On the regulatory side, BVNK has built a strong compliance foundation. The company holds an Electronic Money Institution license for European markets. In February 2026, it received an EU Crypto-Asset Service Provider license. It also holds direct access to the SEPA payments scheme. Together, those licenses give BVNK the infrastructure to move stablecoins through compliant channels across Europe and beyond. For a payments company like Mastercard, that regulatory scaffolding is as valuable as the technology itself.
Why Mastercard Moved Now
Mastercard’s chief product officer Jorn Lambert explained the rationale directly. “This is really about getting the right tools to move after new addressable markets,” Lambert said. He added that most financial institutions and fintechs will eventually offer digital currency services, whether through stablecoins or tokenized deposits. Mastercard wants to be the infrastructure layer that makes that possible. The acquisition gives it a ready-built, licensed, and proven platform to offer that to its partners.
The company has positioned its approach as “digital asset- and chain-agnostic.” That means it is not betting on any single blockchain or stablecoin. Instead, Mastercard is building a layer that connects whatever on-chain infrastructure its clients use to the global fiat network it already operates. BVNK’s multi-chain, multi-country architecture fits that strategy directly. Mastercard already runs a Crypto Partner Programme with more than 85 industry partners, including Binance, Circle, PayPal, and Ripple. Adding BVNK’s infrastructure deepens that network significantly.
A Race That Almost Played Out Differently
The Mastercard deal brings a competitive acquisition process to a close. Coinbase came close to acquiring BVNK for approximately $2 billion before those talks fell through around November 2025. Mastercard had also reportedly held separate talks with crypto startup Zerohash, valued between $1.5 billion and $2 billion, which similarly collapsed. The final agreement with BVNK is the result of a sustained effort. Mastercard had been pursuing the acquisition since October 2025. BVNK co-founder Chris Harmse expressed satisfaction with the outcome.
The broader competitive picture is also worth noting. Stripe moved aggressively into stablecoin infrastructure with its Bridge acquisition over a year ago. PayPal expanded its PYUSD stablecoin to 70 markets on the same day as this announcement. Traditional financial institutions are committing capital and resources to blockchain-based payments at an accelerating pace. The Mastercard-BVNK deal fits inside a larger pattern, not a one-off event.
What the Market Says About the Timing
The context around this deal matters. Stablecoin payment volumes reached at least $350 billion in 2025, according to Mastercard. That growth reflects real enterprise adoption, not speculative activity. Cross-border transfers, B2B settlement, and remittances are driving the volume. The GENIUS Act, signed into law by President Trump in July 2025, established the first federal stablecoin framework in the United States.

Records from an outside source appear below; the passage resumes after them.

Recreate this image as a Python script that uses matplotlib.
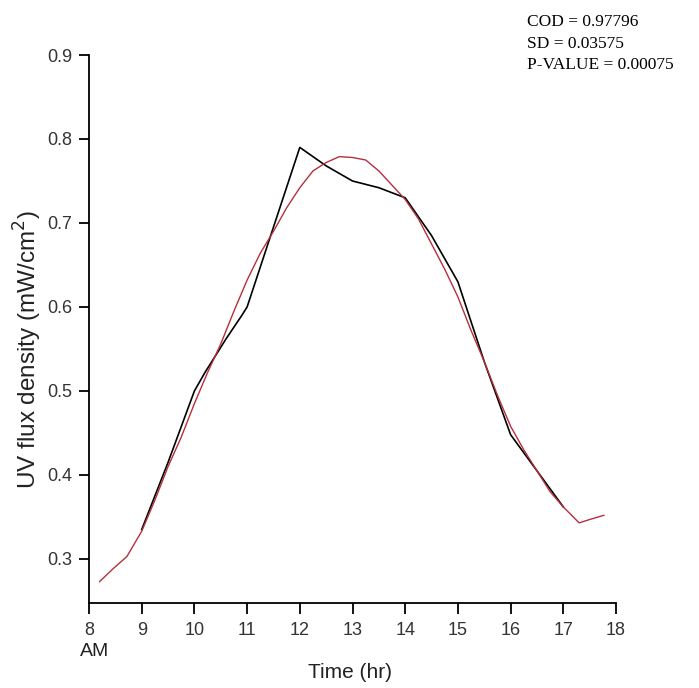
import matplotlib
matplotlib.use("Agg")
import matplotlib.pyplot as plt

# measured UV flux (black)
time_meas = [9.0, 9.5, 10.0, 10.2, 10.6, 10.9, 11.0, 12.0, 12.5, 13.0, 13.5, 14.0,
             14.5, 15.0, 15.5, 16.0, 16.5, 17.0]
uv_meas = [0.335, 0.415, 0.50, 0.522, 0.562, 0.59, 0.60, 0.79, 0.768, 0.75, 0.742, 0.73,
           0.685, 0.63, 0.535, 0.448, 0.405, 0.362]

# fitted curve (red)
time_fit = [8.2, 8.45, 8.72, 9.0, 9.25, 9.5, 9.75, 10.0, 10.25, 10.5, 10.75, 11.0,
            11.25, 11.5, 11.75, 12.0, 12.25, 12.5, 12.75, 13.0, 13.25, 13.5, 13.75,
            14.0, 14.25, 14.5, 14.75, 15.0, 15.25, 15.5, 15.75, 16.0, 16.25, 16.5,
            16.75, 17.0, 17.3, 17.5, 17.77]
uv_fit = [0.273, 0.288, 0.303, 0.333, 0.37, 0.41, 0.445, 0.485, 0.522, 0.556, 0.595, 0.632,
          0.664, 0.69, 0.718, 0.742, 0.762, 0.772, 0.779, 0.778, 0.775, 0.762, 0.745,
          0.728, 0.705, 0.675, 0.645, 0.612, 0.572, 0.535, 0.495, 0.458, 0.43, 0.405,
          0.38, 0.362, 0.343, 0.347, 0.352]

xticks = list(range(8, 19))
yticks = [0.3, 0.4, 0.5, 0.6, 0.7, 0.8, 0.9]
stats = ["COD = 0.97796", "SD = 0.03575", "P-VALUE = 0.00075"]

sans = ['Liberation Sans', 'DejaVu Sans']

fig = plt.figure(figsize=(6.99, 6.88), dpi=100)
ax = fig.add_axes([89/699, 1-603/688, (616-89)/699, (603-55)/688])

ax.plot(time_meas, uv_meas, color='black', lw=1.2)
ax.plot(time_fit, uv_fit, color='#b5303c', lw=1.0)

ax.set_xlim(8, 18)
ax.set_ylim(0.2476, 0.9)
for s in ['top', 'right']:
    ax.spines[s].set_visible(False)
for s in ['left', 'bottom']:
    ax.spines[s].set_linewidth(1.3)

ax.set_xticks(xticks)
ax.set_xticklabels([str(t) for t in xticks], family=sans, fontsize=13, color='#333333')
ax.set_yticks(yticks)
ax.set_yticklabels(["%.1f" % t for t in yticks], family=sans, fontsize=13, color='#333333')
ax.tick_params(axis='x', length=8, width=1.3, pad=6)
ax.tick_params(axis='y', length=7, width=1.3, pad=5)

fig.text(28/699, 1-350/688, "UV flux density (mW/cm$^2$)", family=sans, fontsize=17.5,
         color='#222222', rotation=90, ha='center', va='center')
fig.text(350/699, 1-673/688, "Time (hr)", family=sans, fontsize=15, color='#222222',
         ha='center', va='center')
fig.text(80/699, 1-652/688, "AM", family=sans, fontsize=14, color='#222222',
         ha='left', va='center')

for i, s in enumerate(stats):
    fig.text(527/699, 1-(22+21.5*i)/688, s, family=['Liberation Serif', 'DejaVu Serif'],
             fontsize=12.5, color='black', ha='left', va='center')

fig.savefig("out.png", dpi=100)
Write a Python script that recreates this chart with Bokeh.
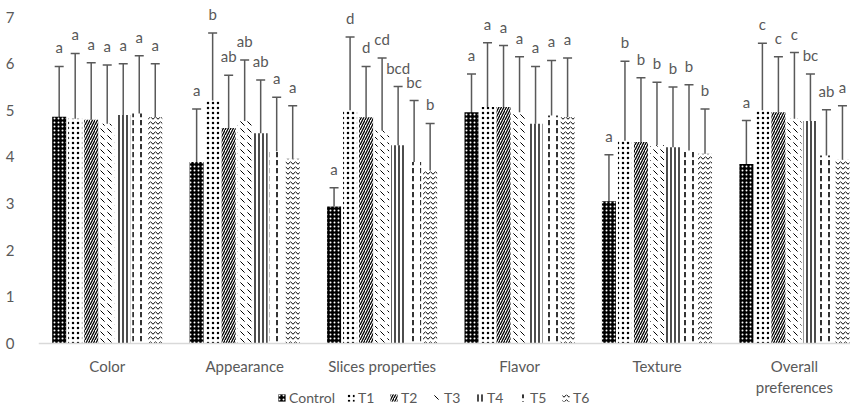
from bokeh.plotting import figure
from bokeh.models import (Range1d, ColumnDataSource, Whisker, TeeHead, LabelSet,
                          Legend, LegendItem, FixedTicker, Span)
from bokeh.core.properties import value
from bokeh.transform import dodge
from bokeh.embed import file_html
from bokeh.resources import INLINE

categories = ["Color", "Appearance", "Slices properties", "Flavor", "Texture", "Overall\npreferences"]
series = ["Control", "T1", "T2", "T3", "T4", "T5", "T6"]

# means
control = [4.86, 3.89, 2.94, 4.96, 3.05, 3.85]
t1 = [4.82, 5.21, 5.00, 5.07, 4.35, 5.00]
t2 = [4.80, 4.62, 4.85, 5.07, 4.32, 4.96]
t3 = [4.71, 4.77, 4.57, 4.96, 4.25, 4.82]
t4 = [4.90, 4.51, 4.25, 4.71, 4.21, 4.77]
t5 = [4.93, 4.12, 3.89, 4.89, 4.14, 4.03]
t6 = [4.85, 3.96, 3.71, 4.85, 4.07, 3.94]

# error bar ends (upper / lower)
control_hi = [5.94, 5.03, 3.34, 5.78, 4.05, 4.78]
control_lo = [3.85, 2.91, 1.94, 3.95, 2.06, 2.84]
t1_hi = [6.22, 6.66, 6.57, 6.45, 6.05, 6.44]
t1_lo = [3.89, 4.22, 4.03, 4.10, 3.41, 4.02]
t2_hi = [6.02, 5.75, 5.94, 6.39, 5.70, 6.15]
t2_lo = [3.80, 3.63, 3.85, 4.05, 3.30, 3.96]
t3_hi = [5.97, 6.08, 6.12, 6.15, 5.60, 6.24]
t3_lo = [3.70, 3.75, 3.67, 3.96, 3.25, 3.85]
t4_hi = [6.00, 5.65, 5.51, 5.94, 5.50, 5.78]
t4_lo = [3.89, 3.50, 3.25, 3.69, 3.21, 3.75]
t5_hi = [6.17, 5.28, 5.21, 6.07, 5.55, 5.01]
t5_lo = [4.02, 3.13, 2.91, 3.89, 3.14, 3.05]
t6_hi = [6.00, 5.10, 4.72, 6.12, 5.03, 5.10]
t6_lo = [3.85, 2.96, 2.78, 3.85, 3.08, 2.96]

# significance letters
control_sig = ["a", "a", "a", "a", "a", "a"]
t1_sig = ["a", "b", "d", "a", "b", "c"]
t2_sig = ["a", "ab", "d", "a", "b", "c"]
t3_sig = ["a", "ab", "cd", "a", "b", "c"]
t4_sig = ["a", "ab", "bcd", "a", "b", "bc"]
t5_sig = ["a", "a", "bc", "a", "b", "ab"]
t6_sig = ["a", "a", "b", "a", "b", "a"]

y_ticks = [0, 1, 2, 3, 4, 5, 6, 7]

means = [control, t1, t2, t3, t4, t5, t6]
highs = [control_hi, t1_hi, t2_hi, t3_hi, t4_hi, t5_hi, t6_hi]
lows = [control_lo, t1_lo, t2_lo, t3_lo, t4_lo, t5_lo, t6_lo]
sigs = [control_sig, t1_sig, t2_sig, t3_sig, t4_sig, t5_sig, t6_sig]

styles = [
    dict(fill_color="black", hatch_pattern=".", hatch_color="white", hatch_scale=4, hatch_weight=1.6),
    dict(fill_color="white", hatch_pattern=".", hatch_color="black", hatch_scale=5, hatch_weight=1.3),
    dict(fill_color="white", hatch_pattern="/", hatch_color="black", hatch_scale=5, hatch_weight=1.3),
    dict(fill_color="white", hatch_pattern="`", hatch_color="black", hatch_scale=7, hatch_weight=1.0),
    dict(fill_color="white", hatch_pattern="|", hatch_color="black", hatch_scale=4, hatch_weight=1.4),
    dict(fill_color="white", hatch_pattern=":", hatch_color="black", hatch_scale=8, hatch_weight=1.6),
    dict(fill_color="white", hatch_pattern="v", hatch_color="black", hatch_scale=5, hatch_weight=1.0),
]

FONT = "Lato"
GREY = "#595959"

# frame spans the whole height; value 0 sits at y=343 px, 7 at y=16.7 px
p = figure(frame_width=812, frame_height=412, x_range=Range1d(0.5, 6.408),
           y_range=Range1d(-1.479, 7.355),
           output_backend="svg", toolbar_location=None,
           min_border_left=38, min_border_right=0, min_border_top=0, min_border_bottom=0)
p.outline_line_color = None
p.xgrid.visible = False
p.ygrid.visible = False
p.xaxis.visible = False

gx = list(range(1, len(categories) + 1))
step = 0.1165
bw = 0.102
items = []
for i, name in enumerate(series):
    src = ColumnDataSource(dict(gx=gx, m=means[i], hi=highs[i], lo=lows[i], sig=sigs[i]))
    off = (i - 3) * step
    r = p.vbar(x=dodge("gx", off), top="m", width=bw, bottom=0, source=src,
               line_color=None, **styles[i])
    items.append(LegendItem(label=name, renderers=[r]))
    w = Whisker(base=dodge("gx", off), upper="hi", lower="lo", source=src,
                line_color=GREY, line_width=1.5,
                upper_head=TeeHead(size=9, line_color=GREY, line_width=1.5),
                lower_head=TeeHead(size=9, line_color=GREY, line_width=1.5))
    p.add_layout(w)
    lab = LabelSet(x=dodge("gx", off), y="hi", text="sig", source=src,
                   text_align="center", text_baseline="alphabetic", y_offset=13,
                   text_font=value(FONT), text_font_size=value("15px"), text_color=GREY)
    p.add_layout(lab)

# category axis line and labels
p.add_layout(Span(location=0, dimension="width", line_color="#d9d9d9", line_width=1.5))
cat_src = ColumnDataSource(dict(gx=gx, y=[0] * len(gx), name=categories))
p.text(x="gx", y="y", text="name", source=cat_src, text_align="center",
       text_baseline="top", y_offset=13, text_font=value(FONT), text_font_size=value("15px"),
       text_color=GREY, text_line_height=1.2)

p.yaxis.ticker = FixedTicker(ticks=y_ticks)
p.yaxis.axis_line_color = None
p.yaxis.major_tick_line_color = None
p.yaxis.minor_tick_line_color = None
p.yaxis.major_label_text_font = FONT
p.yaxis.major_label_text_font_size = "15px"
p.yaxis.major_label_text_color = GREY
p.yaxis.major_label_standoff = 18

legend = Legend(items=items, orientation="horizontal", location=(239, 6),
                glyph_width=9, glyph_height=9, label_standoff=3, spacing=11,
                label_height=12, padding=0, margin=0, border_line_color=None,
                background_fill_alpha=0,
                label_text_font=FONT, label_text_font_size="14px", label_text_color=GREY)
p.add_layout(legend)

open("out.html", "w").write(file_html(p, INLINE))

That regulatory clarity removed a significant barrier for institutions considering digital currency services.
Mastercard’s acquisition acknowledges that stablecoins are becoming part of standard financial plumbing. The goal is not to replace card payments but to extend the network’s reach into on-chain settlement. Stablecoins and tokenized deposits open transaction corridors that traditional card rails do not cover. BVNK’s platform, client base, and licenses give Mastercard the tools to compete in those corridors. The deal closes a gap that Mastercard’s existing infrastructure could not fill on its own.